-- start Data shown --

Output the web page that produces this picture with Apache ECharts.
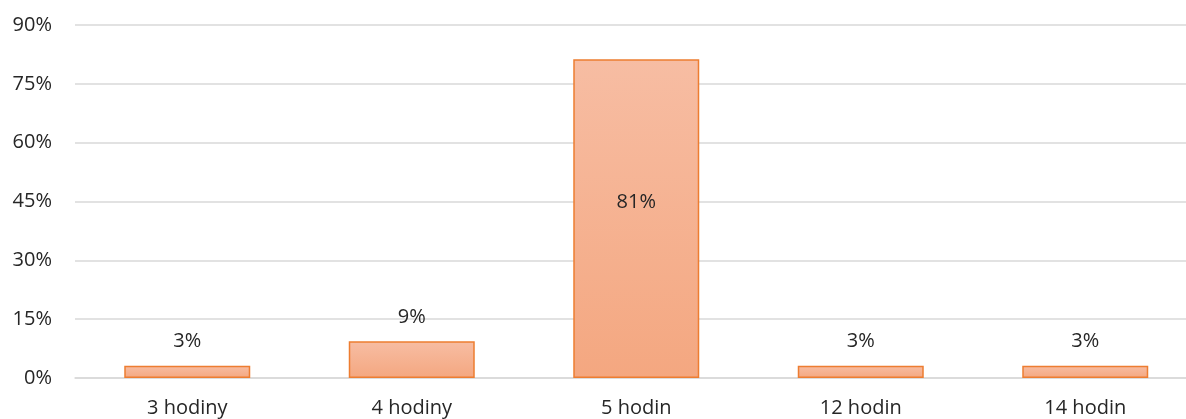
<!DOCTYPE html>
<html>
<head>
<meta charset="utf-8">
<script src="https://cdn.jsdelivr.net/npm/echarts@6/dist/echarts.min.js"></script>
<style>
html, body { margin: 0; padding: 0; background: #fff; }
#main { width: 1186px; height: 419px; }
</style>
</head>
<body>
<div id="main"></div>
<script>
var categories = ['3 hodiny', '4 hodiny', '5 hodin', '12 hodin', '14 hodin'];
var shares = [3.125, 9.375, 81.25, 3.125, 3.125];
var yTicks = [0, 15, 30, 45, 60, 75, 90];

var chartDom = document.getElementById('main');
var myChart = echarts.init(chartDom);

var textColor = '#262626';
var fontFamily = '"Open Sans", "Noto Sans", sans-serif';

var seriesData = [];
for (var i = 0; i < shares.length; i++) {
	var item = { value: shares[i] };
	// the tall bar carries its label inside
	if (shares[i] > 50) {
		item.label = { position: 'inside', offset: [0, -16] };
	}
	seriesData.push(item);
}

var option = {
	animation: false,
	grid: {
		left: 75,
		top: 25,
		width: 1122.5,
		height: 353,
		outerBoundsMode: 'none',
		containLabel: false
	},
	xAxis: {
		type: 'category',
		data: categories,
		axisLine: { lineStyle: { color: '#D9D9D9', width: 1.5 } },
		axisTick: { show: false },
		axisLabel: {
			color: textColor,
			fontSize: 20,
			fontFamily: fontFamily,
			margin: 20
		}
	},
	yAxis: {
		type: 'value',
		min: yTicks[0],
		max: yTicks[yTicks.length - 1],
		interval: 15,
		axisLine: { show: false },
		axisTick: { show: false },
		splitLine: { lineStyle: { color: '#D9D9D9', width: 1.5 } },
		axisLabel: {
			color: textColor,
			fontSize: 20,
			fontFamily: fontFamily,
			margin: 23,
			formatter: '{value}%'
		}
	},
	series: [{
		type: 'bar',
		data: seriesData,
		barWidth: 126,
		itemStyle: {
			color: new echarts.graphic.LinearGradient(0, 0, 0, 1, [
				{ offset: 0, color: '#F7BDA3' },
				{ offset: 1, color: '#F4A780' }
			]),
			borderColor: '#ED7D31',
			borderWidth: 1.5
		},
		label: {
			show: true,
			position: 'top',
			distance: 14,
			color: textColor,
			fontSize: 20,
			fontFamily: fontFamily,
			formatter: function(p) {
				return Math.round(p.value) + '%';
			}
		}
	}]
};

option && myChart.setOption(option);
</script>
</body>
</html>
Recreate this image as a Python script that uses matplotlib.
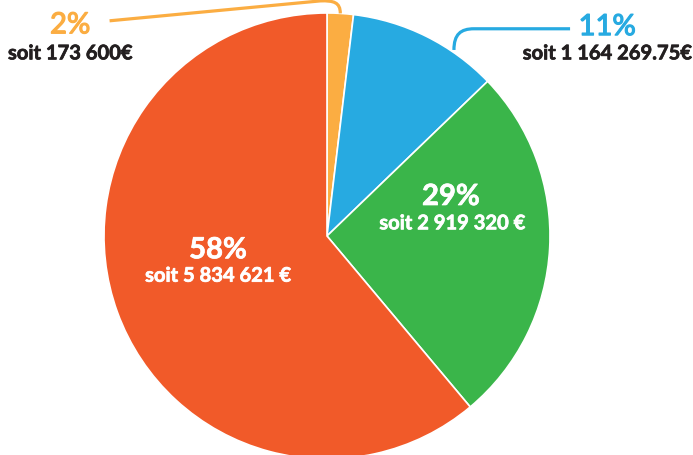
import matplotlib.pyplot as plt
from matplotlib.path import Path
import matplotlib.patches as mpatches
import matplotlib.patheffects as pe
import numpy as np

# slice sizes as drawn (percent of circle), clockwise from 12 o'clock
shares = [1.9, 10.9, 26.1, 61.1]
colors = ['#FBAD42', '#27AAE1', '#3AB54A', '#F15A29']
pct_labels = ['2%', '11%', '29%', '58%']
amount_labels = ['soit 173 600€', 'soit 1 164 269.75€',
                 'soit 2 919 320 €', 'soit 5 834 621 €']

DARK = '#231F20'
plt.rcParams['font.family'] = ['Lato', 'DejaVu Sans']

fig = plt.figure(figsize=(6.93, 4.56), dpi=100)
# pie axes placed in pixels: left 104, top 14, diameter 446
ax = fig.add_axes([104 / 693, -4 / 456, 446 / 693, 446 / 456])
wedges, _ = ax.pie(shares, colors=colors, startangle=90, counterclock=False,
                   radius=1.0,
                   wedgeprops=dict(edgecolor='white', linewidth=1.2))
ax.set_xlim(-1, 1)
ax.set_ylim(-1, 1)
ax.set_aspect('equal')
ax.axis('off')


def arc_point(theta, r=1.0):
    t = np.deg2rad(theta)
    return r * np.cos(t), r * np.sin(t)


def thicker(color, lw):
    return [pe.withStroke(linewidth=lw, foreground=color)]


codes = [Path.MOVETO, Path.CURVE4, Path.CURVE4, Path.CURVE4, Path.LINETO]

# leader line for the 2% slice
w = wedges[0]
x0, y0 = arc_point((w.theta1 + w.theta2) / 2)
verts = [(x0, y0), (x0, y0 + 0.05), (x0 - 0.03, y0 + 0.058), (x0 - 0.09, y0 + 0.056),
         (-0.975, 0.965)]
ax.add_patch(mpatches.PathPatch(Path(verts, codes), fill=False,
                                edgecolor=colors[0], linewidth=2.3,
                                clip_on=False, capstyle='butt'))

# leader line for the 11% slice
w = wedges[1]
x1, y1 = arc_point(w.theta1 + 0.3 * (w.theta2 - w.theta1), 1.01)
verts = [(x1, y1), (x1, y1 + 0.07), (x1 + 0.03, y1 + 0.095), (x1 + 0.09, y1 + 0.095),
         (1.09, y1 + 0.095)]
ax.add_patch(mpatches.PathPatch(Path(verts, codes), fill=False,
                                edgecolor=colors[1], linewidth=2.3,
                                clip_on=False, capstyle='butt'))

# outside labels
ax.text(-1.152, 0.909, pct_labels[0], color=colors[0], fontsize=21,
        ha='center', va='baseline', path_effects=thicker(colors[0], 0.9))
ax.text(-1.152, 0.792, amount_labels[0], color=DARK, fontsize=14.5,
        fontweight='bold', ha='center', va='baseline',
        path_effects=thicker(DARK, 0.5))
ax.text(1.256, 0.901, pct_labels[1], color=colors[1], fontsize=21,
        ha='center', va='baseline', path_effects=thicker(colors[1], 0.9))
ax.text(1.256, 0.792, amount_labels[1], color=DARK, fontsize=14.5,
        fontweight='bold', ha='center', va='baseline',
        path_effects=thicker(DARK, 0.5))

# inside labels
ax.text(0.556, 0.139, pct_labels[2], color='white', fontsize=21,
        fontweight='bold', ha='center', va='baseline',
        path_effects=thicker('white', 0.5))
ax.text(0.561, 0.030, amount_labels[2], color='white', fontsize=14.5,
        fontweight='bold', ha='center', va='baseline',
        path_effects=thicker('white', 0.5))
ax.text(-0.489, -0.100, pct_labels[3], color='white', fontsize=21,
        fontweight='bold', ha='center', va='baseline',
        path_effects=thicker('white', 0.5))
ax.text(-0.489, -0.205, amount_labels[3], color='white', fontsize=14.5,
        fontweight='bold', ha='center', va='baseline',
        path_effects=thicker('white', 0.5))

fig.savefig('out.png', dpi=100)
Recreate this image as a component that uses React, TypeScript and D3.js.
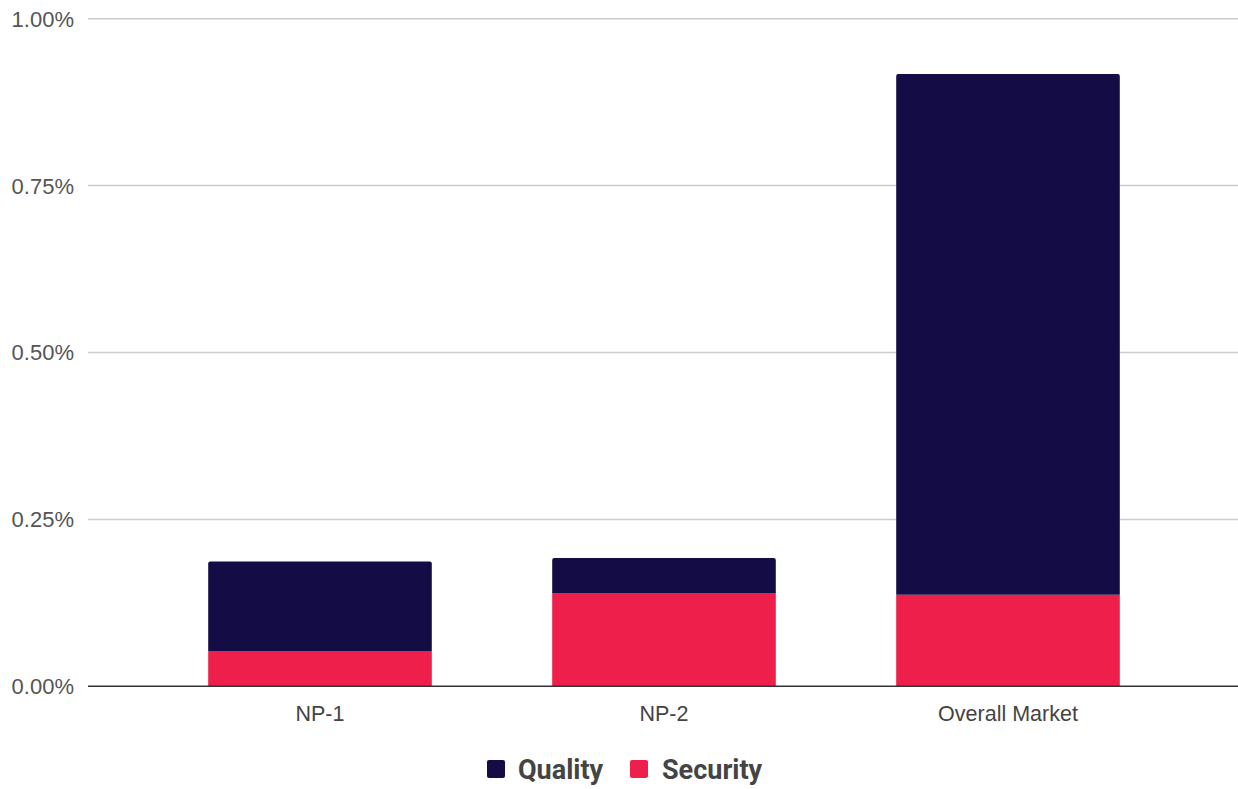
import React from "react";
import * as d3 from "d3";

const categories = ["NP-1", "NP-2", "Overall Market"];
const security = [0.053, 0.139, 0.137];
const quality = [0.134, 0.053, 0.78];
const yTicks = [0, 0.25, 0.5, 0.75, 1.0];
const seriesNames = ["Quality", "Security"];
const seriesColors = ["#140d45", "#ef1f4b"];

const W = 1238;
const H = 789;

export default function App() {
  const y = d3.scaleLinear().domain([0, 1]).range([686.3, 18.7]);
  const x = d3.scaleBand().domain(categories).range([148, 1180]).paddingInner(0.35).paddingOuter(0.175);
  const gridX0 = 88;
  const axisFont = "'Liberation Sans', Arial, sans-serif";
  const legendFont = "Roboto, 'Open Sans', sans-serif";
  const bw = x.bandwidth();

  const topPath = (x0: number, w: number, yTop: number, yBot: number, r: number) =>
    `M${x0},${yBot} L${x0},${yTop + r} Q${x0},${yTop} ${x0 + r},${yTop} L${x0 + w - r},${yTop} Q${x0 + w},${yTop} ${x0 + w},${yTop + r} L${x0 + w},${yBot} Z`;

  return (
    <svg width={W} height={H} style={{ position: "absolute", left: 0, top: 0 }} fontFamily={axisFont}>
      <rect width={W} height={H} fill="#fff" />
      {yTicks.map((t) => (
        <g key={t}>
          {t !== 0 && (
            <line x1={gridX0} x2={W} y1={y(t)} y2={y(t)} stroke="#cccccc" strokeWidth={1.5} />
          )}
          <text x={74} y={y(t)} dy="0.36em" textAnchor="end" fontSize={22} fill="#555">
            {t.toFixed(2) + "%"}
          </text>
        </g>
      ))}
      {categories.map((c, i) => {
        const x0 = x(c)!;
        const s = security[i];
        const q = quality[i];
        return (
          <g key={c}>
            <rect x={x0} y={y(s)} width={bw} height={y(0) - y(s)} fill={seriesColors[1]} />
            <path d={topPath(x0, bw, y(s + q), y(s), 2)} fill={seriesColors[0]} />
            <text x={x0 + bw / 2} y={713} dy="0.36em" textAnchor="middle" fontSize={21.5} fill="#444">
              {c}
            </text>
          </g>
        );
      })}
      <line x1={gridX0} x2={W} y1={y(0)} y2={y(0)} stroke="#333" strokeWidth={1.5} />
      <g fontFamily={legendFont}>
        <rect x={487} y={760} width={18} height={18} rx={2} fill={seriesColors[0]} />
        <text x={518} y={770} dy="0.35em" fontSize={27} fontWeight="bold" fill="#444">
          {seriesNames[0]}
        </text>
        <rect x={630} y={760} width={18} height={18} rx={2} fill={seriesColors[1]} />
        <text x={662} y={770} dy="0.35em" fontSize={27} fontWeight="bold" fill="#444">
          {seriesNames[1]}
        </text>
      </g>
    </svg>
  );
}
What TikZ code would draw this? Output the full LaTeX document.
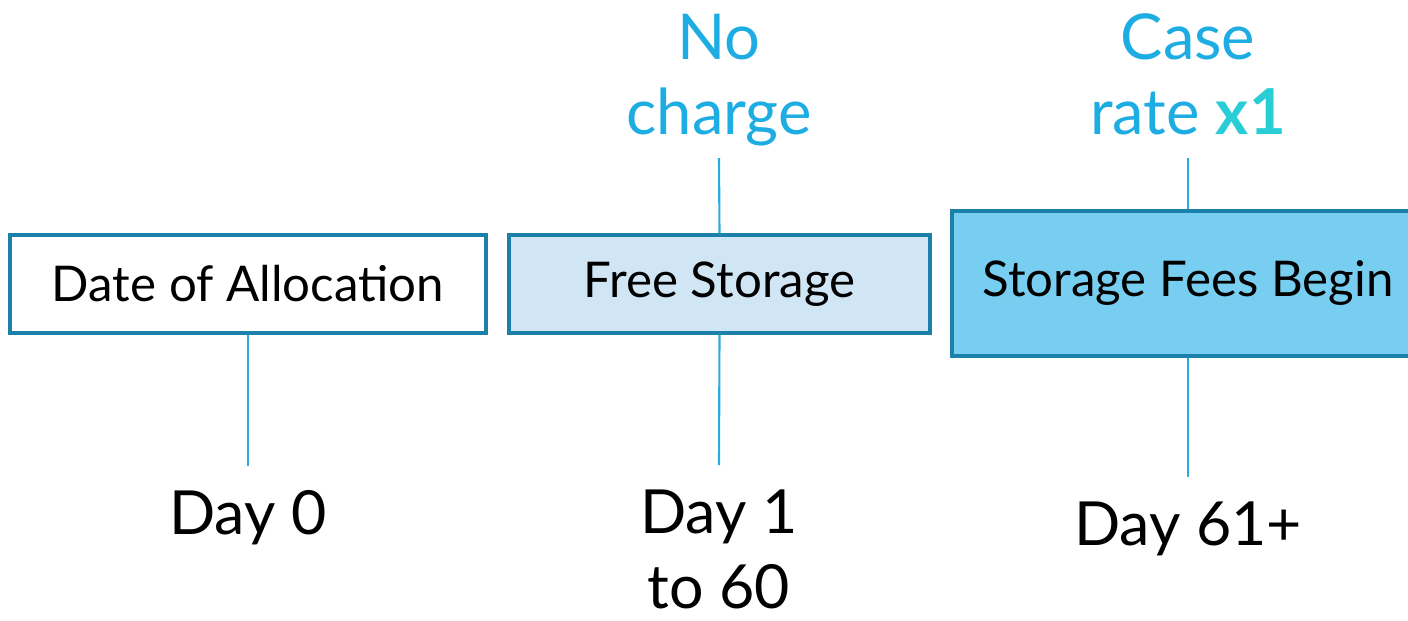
\documentclass[tikz,border=0pt]{standalone}
\usepackage{fontspec}
\setmainfont{Lato}
\usetikzlibrary{positioning}
\definecolor{boxline}{HTML}{1B80AA}
\definecolor{connline}{HTML}{2AACE2}
\definecolor{notetext}{HTML}{1EADE3}
\definecolor{ratetext}{HTML}{29CDD6}
\definecolor{freefill}{HTML}{D1E6F4}
\definecolor{feefill}{HTML}{77CEF0}
\begin{document}
\begin{tikzpicture}[x=0.01cm,y=-0.01cm,
	stage/.style={draw=boxline,line width=1.1pt,minimum height=0.98cm,font=\fontsize{14}{17}\selectfont},
	day/.style={anchor=north,inner sep=0.24cm,align=center,font=\fontsize{17.3}{21.3}\selectfont},
	note/.style={anchor=south,inner sep=0.13cm,text depth=0.1cm,align=center,text=notetext,font=\fontsize{18}{21.3}\selectfont},
	conn/.style={draw=connline,line width=0.6pt}]

	\clip (0,0) rectangle (1408,620);

	\node(b_1) [stage, minimum width=4.76cm] at (248,284) {Date of Allocation};
	\node(b_2) [stage, fill=freefill, minimum width=4.21cm] at (719.5,284) {Free Storage};
	\node(b_3) [stage, fill=feefill, minimum width=4.72cm, minimum height=1.45cm] at (1188,283.5) {Storage Fees Begin};

	\node(t_2) [note] at (719,158) {No\\charge};
	\node(t_3) [note] at (1188,158) {Case\\rate \textcolor{ratetext}{\bfseries x1}};

	\node(d_1) [day] at (248,466) {Day 0};
	\node(d_2) [day] at (719,465) {Day 1\\to 60};
	\node(d_3) [day] at (1188,477) {Day 61+};

	\draw[conn] (t_2.south) -- (b_2.north);
	\draw[conn] (t_3.south) -- (b_3.north);
	\draw[conn] (b_1.south) -- (d_1.north);
	\draw[conn] (b_2.south) -- (d_2.north);
	\draw[conn] (b_3.south) -- (d_3.north);

\end{tikzpicture}
\end{document}
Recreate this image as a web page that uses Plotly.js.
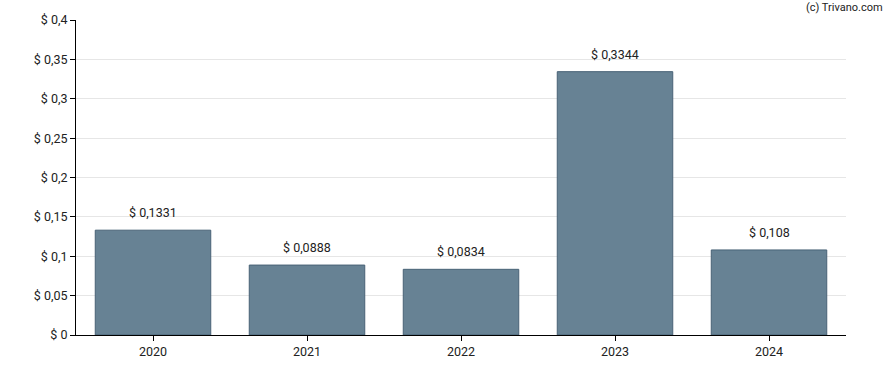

-- end Data shown --

Written exercise:
Copy out every line where the word "Recreate" occurs.

Exercise result:
Recreate this image as a Python script that uses matplotlib.
Recreate this image as a component that uses React, TypeScript and D3.js.
Recreate this image as a web page that uses Plotly.js.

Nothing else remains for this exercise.